Он круто остановился перед нею. Но вместо того, чтобы рассердиться, — чего она так опасалась, — он смертельно побледнел, обессилев от мучительного волнения и сознания своей обреченности.
— Так это напротив… напротив… — пробормотал он несколько раз. — И ты хочешь, чтобы я нанялся на работу туда, напротив?
Денизе передалось его волнение. Ей вдруг припомнилась долгая борьба двух магазинов, она вновь пережила похороны Женевьевы и г-жи Бодю, перед ее умственным взором промелькнул «Старый Эльбёф», поверженный наземь и затоптанный «Дамским счастьем». И при мысли о том, что дядя поступит туда, напротив, и будет там расхаживать в белом галстуке, у нее защемило сердце от жалости и возмущения.
— Подумай только, Дениза, детка моя, ну мыслимое ли это дело? — просто сказал он, скрещивая на груди жалкие дрожащие руки.
— Нет, нет, дядя! — воскликнула она в порыве искреннего сострадания. — Это было бы нехорошо… Умоляю вас, простите меня!

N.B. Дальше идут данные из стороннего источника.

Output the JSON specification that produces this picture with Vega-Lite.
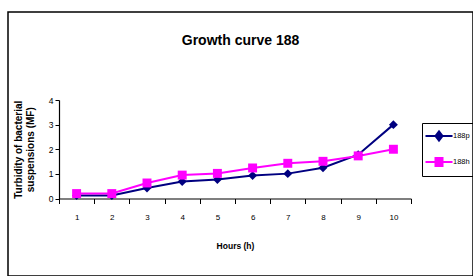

Он снова принялся ходить взад и вперед, и его тяжелые шаги гулко отдавались в могильной тишине дома. Когда она ушла, он продолжал шагать, охваченный ненасытной жаждой движения, как то свойственно впавшим в отчаяние людям, которые кружат на одном месте, не в силах вырваться из заколдованного круга.
Дениза опять провела ночь без сна. Она осознала все свое бессилие. Даже самым близким не может она ничем помочь. Ей, видно, суждено до конца оставаться простой свидетельницей несокрушимого торжества новой жизни, которая нуждается в смерти, чтобы возрождаться без конца, Дениза отказалась от сопротивления, примирившись с этим законом борьбы, но ее женское сердце полнилось острой жалостью и братской нежностью при мысли о страждущем человечестве. Она сама уже давно была захвачена колесами гигантской машины. Ведь и она истекала кровью! Ведь и ее истязали, выгоняли, осыпали оскорблениями! И даже теперь она иной раз приходила в ужас при мысли о том, что стала баловнем судьбы только благодаря счастливому стечению обстоятельств. Почему именно она, такая тщедушная? Почему ее слабая рука неожиданно приобрела такую власть над этим чудовищем? Сила, все сметавшая на своем пути, захватила и ее самое, хотя ей и предназначалось стать орудием возмездия. Мурэ изобрел этот механизм для уничтожения людей, беспощадный ход которого возмущал ее. Это Мурэ усеял весь квартал развалинами, одних ограбив, сведя в могилу других; и все же она любила его за творческий размах, любила все больше и больше за каждое новое проявление его мощи, хотя ее и душили слезы при виде неотвратимых страданий тех, кто был побежден.